Required work — Pictures stay out of this copy, which runs from the first line of the material through the line containing "legend_text_x = [34, 168, 297, 402, 569]".

Data segment —

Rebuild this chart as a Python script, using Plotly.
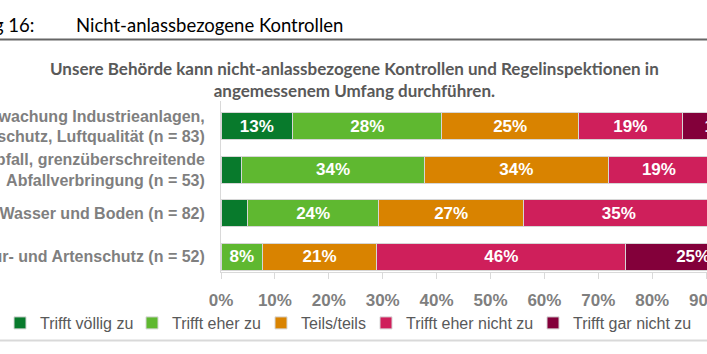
import plotly.graph_objects as go

# ---- data (percent of respondents) ----
categories = [
    "Überwachung Industrieanlagen,<br>Immissionsschutz, Luftqualität (n = 83)",
    "Abfall, grenzüberschreitende<br>Abfallverbringung (n = 53)",
    "Wasser und Boden (n = 82)",
    "Natur- und Artenschutz (n = 52)",
]
series_names = ["Trifft völlig zu", "Trifft eher zu", "Teils/teils",
                "Trifft eher nicht zu", "Trifft gar nicht zu"]
trifft_voellig_zu = [13.3, 3.8, 4.9, 0.0]
trifft_eher_zu = [27.7, 34.0, 24.4, 7.7]
teils_teils = [25.3, 34.0, 26.8, 21.2]
trifft_eher_nicht_zu = [19.3, 18.9, 35.4, 46.2]
trifft_gar_nicht_zu = [14.5, 9.4, 8.5, 25.0]
x_ticks = [0, 10, 20, 30, 40, 50, 60, 70, 80, 90]
x_tick_labels = ["0%", "10%", "20%", "30%", "40%", "50%", "60%", "70%", "80%", "90%"]

series_values = [trifft_voellig_zu, trifft_eher_zu, teils_teils,
                 trifft_eher_nicht_zu, trifft_gar_nicht_zu]
colors = ["#087a2c", "#5fb830", "#d98300", "#cf1f5b", "#83003a"]

W, H = 707, 354
L, R, T, B = 221, 0, 101, 82
pw, ph = W - L - R, H - T - B

def px(x):
    return (x - L) / pw

def py(y):
    return (H - B - y) / ph

legend_ids = ["legend", "legend2", "legend3", "legend4", "legend5"]
legend_text_x = [34, 168, 297, 402, 569]  # where each legend entry's text starts (px)

fig = go.Figure()
for name, vals, col, lid in zip(series_names, series_values, colors, legend_ids):
    fig.add_trace(go.Bar(
        y=categories, x=vals, name=name, orientation="h", legend=lid,
        marker=dict(color=col, line=dict(color="#d6d6d6", width=1)),
        texttemplate="%{x:.0f}%", textposition="inside",
        insidetextanchor="middle",
        textfont=dict(color="white", size=17, family="Liberation Sans, Arial", weight="bold"),
        hoverinfo="skip",
    ))

unit = 43.5
r_top = -(126.3 - T) / unit
r_bot = r_top + ph / unit

legend_font = dict(size=16, color="#595959", family="Liberation Sans, Arial")
legends = {}
for lid, tx in zip(legend_ids, legend_text_x):
    legends[lid] = dict(orientation="h", xref="container", yref="container",
                        x=(tx - 36) / W, xanchor="left", y=1 - 323 / H,
                        yanchor="middle", font=legend_font,
                        bgcolor="rgba(0,0,0,0)", borderwidth=0)

fig.update_layout(
    width=W, height=H, barmode="stack", bargap=0.38,
    margin=dict(l=L, r=R, t=T, b=B, autoexpand=False),
    paper_bgcolor="white", plot_bgcolor="white",
    uniformtext=dict(mode="hide", minsize=17),
    font=dict(family="Liberation Sans, Arial", color="#7f7f7f"),
    xaxis=dict(range=[0, pw / 5.39], tickvals=x_ticks, ticktext=x_tick_labels,
               showgrid=False, zeroline=False, showline=True,
               linecolor="#d9d9d9", linewidth=1, ticks="outside",
               ticklen=6, tickcolor="#d9d9d9", tickwidth=1,
               ticklabelstandoff=7,
               ticklabeloverflow="allow", automargin=False,
               tickfont=dict(size=17, color="#7f7f7f", weight="bold",
                             family="Liberation Sans, Arial")),
    yaxis=dict(categoryorder="array", categoryarray=categories,
               range=[r_bot, r_top], showgrid=False, zeroline=False,
               showline=True, linecolor="#d9d9d9", linewidth=1, ticks="",
               ticklabelstandoff=12, ticklabeloverflow="allow", automargin=False,
               tickfont=dict(size=16, color="#7f7f7f", weight="bold",
                             family="Liberation Sans, Arial")),
    showlegend=True,
    **legends,
)

fig.add_annotation(text="Abbildung 16:", xref="paper", yref="paper",
                   x=px(36), y=py(25), xanchor="right", yanchor="middle",
                   showarrow=False,
                   font=dict(family="Lato, sans-serif", size=18.5, color="black"))
fig.add_annotation(text="Nicht-anlassbezogene Kontrollen", xref="paper", yref="paper",
                   x=px(74), y=py(25), xanchor="left", yanchor="middle",
                   showarrow=False,
                   font=dict(family="Lato, sans-serif", size=18.5, color="black"))
fig.add_annotation(text="Unsere Behörde kann nicht-anlassbezogene Kontrollen und Regelinspektionen in<br>angemessenem Umfang durchführen.",
                   xref="paper", yref="paper", x=px(354), y=py(79.5),
                   xanchor="center", yanchor="middle", showarrow=False, align="center",
                   font=dict(family="Lato, sans-serif", size=17,
                             color="#595959", weight="bold"))
fig.add_shape(type="line", xref="paper", yref="paper", x0=px(-5), x1=px(712),
              y0=py(39.5), y1=py(39.5), line=dict(color="#666666", width=2))
fig.add_shape(type="line", xref="paper", yref="paper", x0=px(-5), x1=px(712),
              y0=py(340.5), y1=py(340.5), line=dict(color="#d9d9d9", width=2))

fig.write_html("out.html")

Output of the task —
Rebuild this chart as a Python script, using Plotly.
import plotly.graph_objects as go

# ---- data (percent of respondents) ----
categories = [
    "Überwachung Industrieanlagen,<br>Immissionsschutz, Luftqualität (n = 83)",
    "Abfall, grenzüberschreitende<br>Abfallverbringung (n = 53)",
    "Wasser und Boden (n = 82)",
    "Natur- und Artenschutz (n = 52)",
]
series_names = ["Trifft völlig zu", "Trifft eher zu", "Teils/teils",
                "Trifft eher nicht zu", "Trifft gar nicht zu"]
trifft_voellig_zu = [13.3, 3.8, 4.9, 0.0]
trifft_eher_zu = [27.7, 34.0, 24.4, 7.7]
teils_teils = [25.3, 34.0, 26.8, 21.2]
trifft_eher_nicht_zu = [19.3, 18.9, 35.4, 46.2]
trifft_gar_nicht_zu = [14.5, 9.4, 8.5, 25.0]
x_ticks = [0, 10, 20, 30, 40, 50, 60, 70, 80, 90]
x_tick_labels = ["0%", "10%", "20%", "30%", "40%", "50%", "60%", "70%", "80%", "90%"]

series_values = [trifft_voellig_zu, trifft_eher_zu, teils_teils,
                 trifft_eher_nicht_zu, trifft_gar_nicht_zu]
colors = ["#087a2c", "#5fb830", "#d98300", "#cf1f5b", "#83003a"]

W, H = 707, 354
L, R, T, B = 221, 0, 101, 82
pw, ph = W - L - R, H - T - B

def px(x):
    return (x - L) / pw

def py(y):
    return (H - B - y) / ph

legend_ids = ["legend", "legend2", "legend3", "legend4", "legend5"]
legend_text_x = [34, 168, 297, 402, 569]  # where each legend entry's text starts (px)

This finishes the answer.